Without the pictures, return exactly the lines from the one with "Convert this diagram to TikZ code." through the one with "(pc) -- cycle;". Both end lines belong in the copy.
:: The data
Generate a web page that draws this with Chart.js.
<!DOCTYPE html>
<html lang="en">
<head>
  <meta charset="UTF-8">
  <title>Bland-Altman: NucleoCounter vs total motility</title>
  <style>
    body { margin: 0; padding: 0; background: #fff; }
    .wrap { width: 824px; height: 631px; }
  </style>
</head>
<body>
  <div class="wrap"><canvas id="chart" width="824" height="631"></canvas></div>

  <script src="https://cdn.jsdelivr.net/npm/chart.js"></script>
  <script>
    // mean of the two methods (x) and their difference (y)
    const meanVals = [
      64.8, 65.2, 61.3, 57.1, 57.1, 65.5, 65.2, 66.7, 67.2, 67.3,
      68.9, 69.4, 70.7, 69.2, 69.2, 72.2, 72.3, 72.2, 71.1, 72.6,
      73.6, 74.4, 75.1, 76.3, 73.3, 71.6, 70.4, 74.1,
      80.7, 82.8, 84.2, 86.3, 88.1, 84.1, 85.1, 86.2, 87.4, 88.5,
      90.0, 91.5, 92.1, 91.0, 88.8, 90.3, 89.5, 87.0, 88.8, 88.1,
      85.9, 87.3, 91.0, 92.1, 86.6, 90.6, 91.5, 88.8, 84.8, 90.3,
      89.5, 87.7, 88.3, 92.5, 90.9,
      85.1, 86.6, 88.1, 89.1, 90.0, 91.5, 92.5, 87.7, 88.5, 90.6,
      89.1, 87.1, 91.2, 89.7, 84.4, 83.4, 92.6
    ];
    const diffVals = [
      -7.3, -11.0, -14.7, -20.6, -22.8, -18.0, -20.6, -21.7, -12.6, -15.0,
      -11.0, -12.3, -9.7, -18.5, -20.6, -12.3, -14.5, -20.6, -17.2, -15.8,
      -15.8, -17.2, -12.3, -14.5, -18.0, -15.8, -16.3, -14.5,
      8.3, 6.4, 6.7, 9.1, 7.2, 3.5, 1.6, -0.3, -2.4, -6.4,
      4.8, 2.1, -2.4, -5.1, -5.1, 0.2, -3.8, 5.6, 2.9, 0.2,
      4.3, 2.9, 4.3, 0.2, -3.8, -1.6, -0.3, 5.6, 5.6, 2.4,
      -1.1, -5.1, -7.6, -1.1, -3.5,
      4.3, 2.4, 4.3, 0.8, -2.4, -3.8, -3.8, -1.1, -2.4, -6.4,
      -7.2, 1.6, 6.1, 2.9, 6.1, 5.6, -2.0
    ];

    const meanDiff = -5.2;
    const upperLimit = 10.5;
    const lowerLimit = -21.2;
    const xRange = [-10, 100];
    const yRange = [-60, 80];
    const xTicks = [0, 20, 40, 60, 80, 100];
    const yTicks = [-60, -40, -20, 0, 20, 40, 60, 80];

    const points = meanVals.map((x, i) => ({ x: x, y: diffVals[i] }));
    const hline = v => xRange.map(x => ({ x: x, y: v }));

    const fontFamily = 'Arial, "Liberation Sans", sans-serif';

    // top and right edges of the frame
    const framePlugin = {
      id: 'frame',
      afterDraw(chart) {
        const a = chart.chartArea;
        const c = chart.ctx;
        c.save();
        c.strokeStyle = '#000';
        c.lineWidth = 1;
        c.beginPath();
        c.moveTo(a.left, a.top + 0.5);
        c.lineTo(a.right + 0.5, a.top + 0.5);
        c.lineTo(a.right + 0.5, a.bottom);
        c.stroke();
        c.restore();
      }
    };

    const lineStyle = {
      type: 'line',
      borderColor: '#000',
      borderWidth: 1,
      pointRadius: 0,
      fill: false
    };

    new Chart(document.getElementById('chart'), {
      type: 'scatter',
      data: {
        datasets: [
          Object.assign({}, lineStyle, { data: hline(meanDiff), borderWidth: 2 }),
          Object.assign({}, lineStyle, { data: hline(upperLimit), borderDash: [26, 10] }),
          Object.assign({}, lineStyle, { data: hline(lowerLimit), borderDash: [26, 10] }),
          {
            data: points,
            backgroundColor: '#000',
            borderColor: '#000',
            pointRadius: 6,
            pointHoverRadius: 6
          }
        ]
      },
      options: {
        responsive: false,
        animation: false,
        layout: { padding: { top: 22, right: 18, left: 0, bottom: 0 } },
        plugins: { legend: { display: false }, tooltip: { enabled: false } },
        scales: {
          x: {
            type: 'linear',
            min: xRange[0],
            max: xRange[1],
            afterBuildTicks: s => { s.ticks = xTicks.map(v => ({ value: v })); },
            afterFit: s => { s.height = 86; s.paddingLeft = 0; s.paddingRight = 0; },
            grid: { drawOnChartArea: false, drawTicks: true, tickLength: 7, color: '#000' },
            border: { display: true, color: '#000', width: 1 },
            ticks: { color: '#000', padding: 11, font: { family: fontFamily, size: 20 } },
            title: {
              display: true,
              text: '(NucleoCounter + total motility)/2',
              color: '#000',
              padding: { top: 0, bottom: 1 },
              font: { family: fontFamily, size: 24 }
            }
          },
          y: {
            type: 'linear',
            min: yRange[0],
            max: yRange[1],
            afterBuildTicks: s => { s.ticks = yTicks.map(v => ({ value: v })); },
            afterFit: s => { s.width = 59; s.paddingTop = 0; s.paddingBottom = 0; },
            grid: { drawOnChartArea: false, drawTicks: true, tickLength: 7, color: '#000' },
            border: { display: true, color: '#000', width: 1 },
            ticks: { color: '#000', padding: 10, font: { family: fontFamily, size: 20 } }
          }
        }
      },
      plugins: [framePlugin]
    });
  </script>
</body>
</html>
::::
:: The data
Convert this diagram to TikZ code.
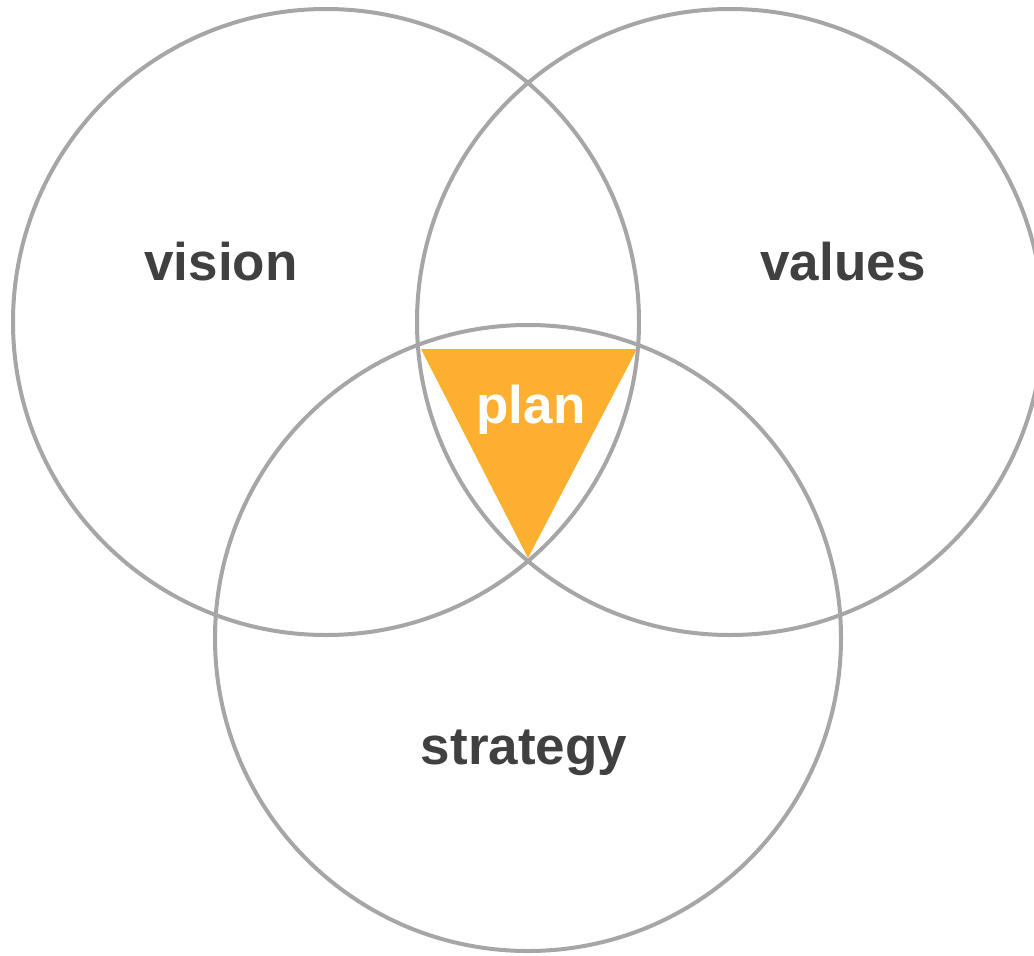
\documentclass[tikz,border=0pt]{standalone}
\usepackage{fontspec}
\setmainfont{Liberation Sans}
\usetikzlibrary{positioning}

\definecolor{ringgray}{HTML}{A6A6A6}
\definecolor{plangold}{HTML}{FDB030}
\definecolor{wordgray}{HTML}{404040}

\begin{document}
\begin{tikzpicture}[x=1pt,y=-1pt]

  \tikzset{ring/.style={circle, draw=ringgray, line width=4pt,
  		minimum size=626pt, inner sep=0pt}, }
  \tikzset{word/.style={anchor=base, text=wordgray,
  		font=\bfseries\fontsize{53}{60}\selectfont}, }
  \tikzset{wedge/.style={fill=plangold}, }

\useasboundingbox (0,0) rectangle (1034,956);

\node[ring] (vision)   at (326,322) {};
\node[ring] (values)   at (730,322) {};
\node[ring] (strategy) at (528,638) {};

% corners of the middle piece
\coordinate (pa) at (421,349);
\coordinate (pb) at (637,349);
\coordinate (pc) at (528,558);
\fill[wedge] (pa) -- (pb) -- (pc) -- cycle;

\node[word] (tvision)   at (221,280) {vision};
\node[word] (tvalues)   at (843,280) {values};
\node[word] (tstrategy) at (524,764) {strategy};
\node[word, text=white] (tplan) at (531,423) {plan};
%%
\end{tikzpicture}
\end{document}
::::
- Answer to this exercise
Convert this diagram to TikZ code.
\documentclass[tikz,border=0pt]{standalone}
\usepackage{fontspec}
\setmainfont{Liberation Sans}
\usetikzlibrary{positioning}

\definecolor{ringgray}{HTML}{A6A6A6}
\definecolor{plangold}{HTML}{FDB030}
\definecolor{wordgray}{HTML}{404040}

\begin{document}
\begin{tikzpicture}[x=1pt,y=-1pt]

  \tikzset{ring/.style={circle, draw=ringgray, line width=4pt,
  		minimum size=626pt, inner sep=0pt}, }
  \tikzset{word/.style={anchor=base, text=wordgray,
  		font=\bfseries\fontsize{53}{60}\selectfont}, }
  \tikzset{wedge/.style={fill=plangold}, }

\useasboundingbox (0,0) rectangle (1034,956);

\node[ring] (vision)   at (326,322) {};
\node[ring] (values)   at (730,322) {};
\node[ring] (strategy) at (528,638) {};

% corners of the middle piece
\coordinate (pa) at (421,349);
\coordinate (pb) at (637,349);
\coordinate (pc) at (528,558);
\fill[wedge] (pa) -- (pb) -- (pc) -- cycle;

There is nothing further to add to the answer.